If your query is too much faster, “finish” port will be triggered, finishing the pipeline, and you cannot be able to access the Wiretap content. In this case remove “Terminate Graph”, save and run the pipeline again.
SAP Data Intelligence proof again that are a robust and dynamic tool to extract data from 3rd party platform, giving the developer full freedom when they don’t have a standard connector.
If you have questions or insights about this article, fell free to write an comment. Also, if you wanna learn more about SAP Data Intelligence, fallow me and like that article.
Great way of creating a generic operator for your use case especially when you want to do bulk data. It is definitely handy to run an SQL-like statement to get data. If you have chance take a look at the blog series by Thorsten Hapke who wrote how to use CrouchDB in Data Intelligence.
Alternatively you could just the existing SAP Open Connectors capabilities on SAP BTP and Data Intelligence. There is already integrations that you can configure and use.

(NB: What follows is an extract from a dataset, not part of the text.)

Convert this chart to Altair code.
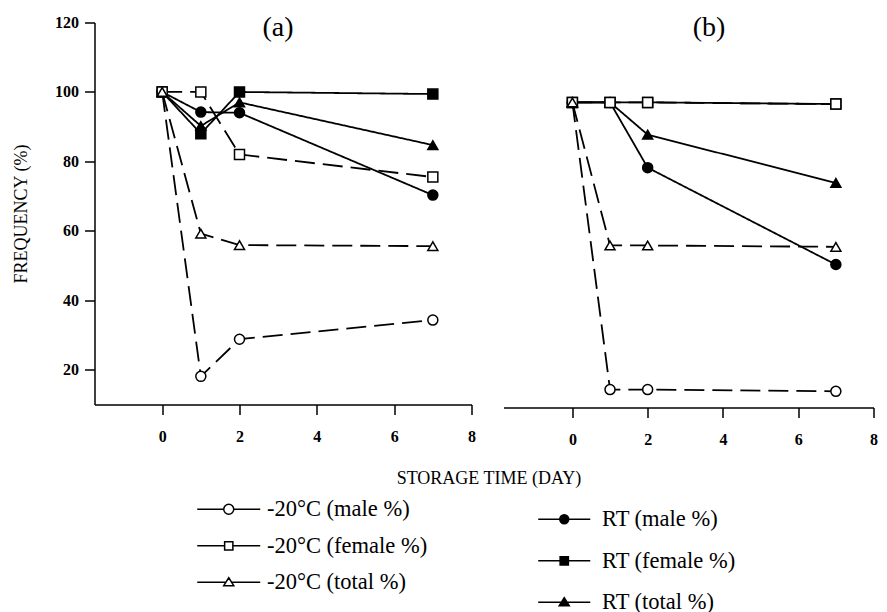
import altair as alt
import pandas as pd

# ---------------- data ----------------
days = [0, 1, 2, 7]

series_names = ["-20°C (male %)", "-20°C (female %)", "-20°C (total %)",
                "RT (male %)", "RT (female %)", "RT (total %)"]
cold_labels = series_names[:3]
rt_labels = series_names[3:]

# panel (a)
a_cold_male = [100, 18.1, 28.8, 34.3]
a_cold_female = [100, 100, 82, 75.5]
a_cold_total = [100, 59.2, 55.9, 55.6]
a_rt_male = [100, 94.2, 94, 70.3]
a_rt_female = [100, 88, 100, 99.4]
a_rt_total = [100, 90.2, 97, 84.7]

# panel (b)
b_cold_male = [97, 14.3, 14.3, 13.8]
b_cold_female = [97, 97, 97, 96.5]
b_cold_total = [97, 55.8, 55.8, 55.4]
b_rt_male = [97, 97, 78.2, 50.3]
b_rt_female = [97, 97, 97, 96.5]
b_rt_total = [97, 97, 87.7, 73.8]

x_ticks = [0, 2, 4, 6, 8]
y_ticks = [20, 40, 60, 80, 100, 120]

FONT = "Liberation Serif"


def make_df(values):
    rows = []
    # RT series first so the open (-20 °C) markers are drawn on top
    for idx in [3, 4, 5, 0, 1, 2]:
        for d, v in zip(days, values[idx]):
            rows.append({"day": d, "value": v, "series": series_names[idx]})
    return pd.DataFrame(rows)


df_a = make_df([a_cold_male, a_cold_female, a_cold_total, a_rt_male, a_rt_female, a_rt_total])
df_b = make_df([b_cold_male, b_cold_female, b_cold_total, b_rt_male, b_rt_female, b_rt_total])

shape_scale = alt.Scale(domain=series_names, range=["circle", "square", "triangle-up"] * 2)
fill_scale = alt.Scale(domain=series_names, range=["white"] * 3 + ["black"] * 3)
dash_scale = alt.Scale(domain=series_names, range=[[20, 8]] * 3 + [[1, 0]] * 3)


# legend symbols: a short line with the marker in the middle
def sym_paths(half, r, sq, tri_w, tri_top, tri_bot):
    circle = (f"M{-half},0L{-r},0M{r},0L{half},0"
              f"M{r},0A{r},{r},0,1,1,{-r},0A{r},{r},0,1,1,{r},0Z")
    square = (f"M{-half},0L{-sq},0M{sq},0L{half},0"
              f"M{-sq},{-sq}L{sq},{-sq}L{sq},{sq}L{-sq},{sq}Z")
    cut = tri_w * (-tri_top) / (tri_bot - tri_top)
    tri = (f"M{-half},0L{-cut:.3f},0M{cut:.3f},0L{half},0"
           f"M0,{tri_top}L{tri_w},{tri_bot}L{-tri_w},{tri_bot}Z")
    return [circle, square, tri]


cold_paths = sym_paths(4.2, 0.667, 0.55, 0.667, -0.6, 0.45)
rt_paths = sym_paths(3.47, 0.6, 0.55, 0.667, -0.6, 0.45)


def legend_layer(labels, paths, fill, lx, ly, loff, rpad):
    return alt.Chart(pd.DataFrame({"lab": labels})).transform_filter("false").mark_point(
        filled=False, fill=fill, stroke="black", strokeWidth=1.5, opacity=1
    ).encode(
        shape=alt.Shape(
            "lab:N",
            scale=alt.Scale(domain=labels, range=paths),
            legend=alt.Legend(
                title=None, orient="none", legendX=lx, legendY=ly,
                direction="vertical", symbolSize=225, symbolStrokeWidth=1.5,
                labelFont=FONT, labelFontSize=22.5, labelColor="black",
                labelOffset=loff, rowPadding=rpad, padding=0, labelLimit=400,
            ),
        )
    )


LEFT_W, GAP, RIGHT_W = 377, 32, 370


def panel(df, xdom, ydom, height, width, left_panel):
    if left_panel:
        x_axis = alt.Axis(values=x_ticks, labelFlush=False, labelPadding=14, grid=False,
                          title="(a)", titleFontSize=28, titleX=183, titleY=-369,
                          titleBaseline="alphabetic", titleAlign="center")
        y_axis = alt.Axis(values=y_ticks, title="FREQUENCY (%)", titlePadding=24,
                          titleFontSize=18, labelPadding=6, labelFlush=False, grid=False)
    else:
        x_axis = alt.Axis(values=x_ticks, labelFlush=False, labelPadding=14, grid=False,
                          title="STORAGE TIME (DAY)", titleFontSize=18,
                          titleX=489 - (95 + LEFT_W + GAP), titleY=62,
                          titleBaseline="top", titleAlign="center")
        y_axis = alt.Axis(domain=False, ticks=False, labels=False, grid=False,
                          title="(b)", titleFontSize=28, titleAngle=0,
                          titleX=709 - (95 + LEFT_W + GAP), titleY=13,
                          titleBaseline="alphabetic", titleAlign="center")
    x = alt.X("day:Q", scale=alt.Scale(domain=xdom, nice=False, zero=False), axis=x_axis)
    y = alt.Y("value:Q", scale=alt.Scale(domain=ydom, nice=False, zero=False), axis=y_axis)

    base = alt.Chart(df)
    lines = base.mark_line(color="black", strokeWidth=1.8).encode(
        x=x, y=y,
        strokeDash=alt.StrokeDash("series:N", scale=dash_scale, legend=None),
    )
    points = base.mark_point(filled=True, stroke="black", strokeWidth=1.5, size=100, opacity=1).encode(
        x=x, y=y,
        shape=alt.Shape("series:N", scale=shape_scale, legend=None),
        fill=alt.Fill("series:N", scale=fill_scale, legend=None),
    )
    layers = [lines, points]
    if left_panel:
        layers.append(legend_layer(cold_labels, cold_paths, "white", 123, 475.5, 27, 13.5))
        layers.append(legend_layer(rt_labels, rt_paths, "black", 458.5, 485.5, 26.5, 18.5))
    ch = alt.layer(*layers).resolve_scale(shape="independent")
    return ch.properties(width=width, height=height)


left = panel(df_a, [-1.75, 8], [10, 120], 382, LEFT_W, True)
right = panel(df_b, [-1.83, 8], [9.14, 120], 385, RIGHT_W, False)

chart = alt.hconcat(left, right, spacing=GAP, bounds="flush").configure_view(
    stroke=None
).configure_axis(
    labelFont=FONT, titleFont=FONT, labelColor="black", titleColor="black",
    domainColor="black", tickColor="black", labelFontSize=16, labelFontWeight="bold",
    titleFontWeight="normal", domainWidth=1.5, tickWidth=1.5, tickSize=10,
).properties(padding={"left": 4.5, "top": 5.5, "right": 0, "bottom": 0})

chart.save("out.html", embed_options={"renderer": "svg", "actions": False})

SAP Open Connectors - Salesforce
I tried the above steps as mentioned in blog, but facing the below error:
Group messages: Group: default; Messages: error building graph: error during init of process: component=com.sap.system.process.subengineOperator process=subengineOperator0: engine com.sap.python36 failed with error: exit status 1: Traceback (most recent call last): File "/vrep/vflow/subengines/com/sap/python36/subengine.py", line 11, in <module> import pysix_subengine.subengine File "/vrep/vflow/subdevkits/pysix_subengine/pysix_subengine/subengine.py", line 6, in <module> from . import pre_import_all File "/vrep/vflow/subdevkits/pysix_subengine/pysix_subengine/pre_import_all.py", line 41, in <module> import tornado.websocket ModuleNotFoundError: No module named 'tornado' Process(es) terminated with error(s). restartOnFailure==false
Could you please suggest what is the issue here? Do we need to import simple_salesforce file from github? Unable to figure out the issue.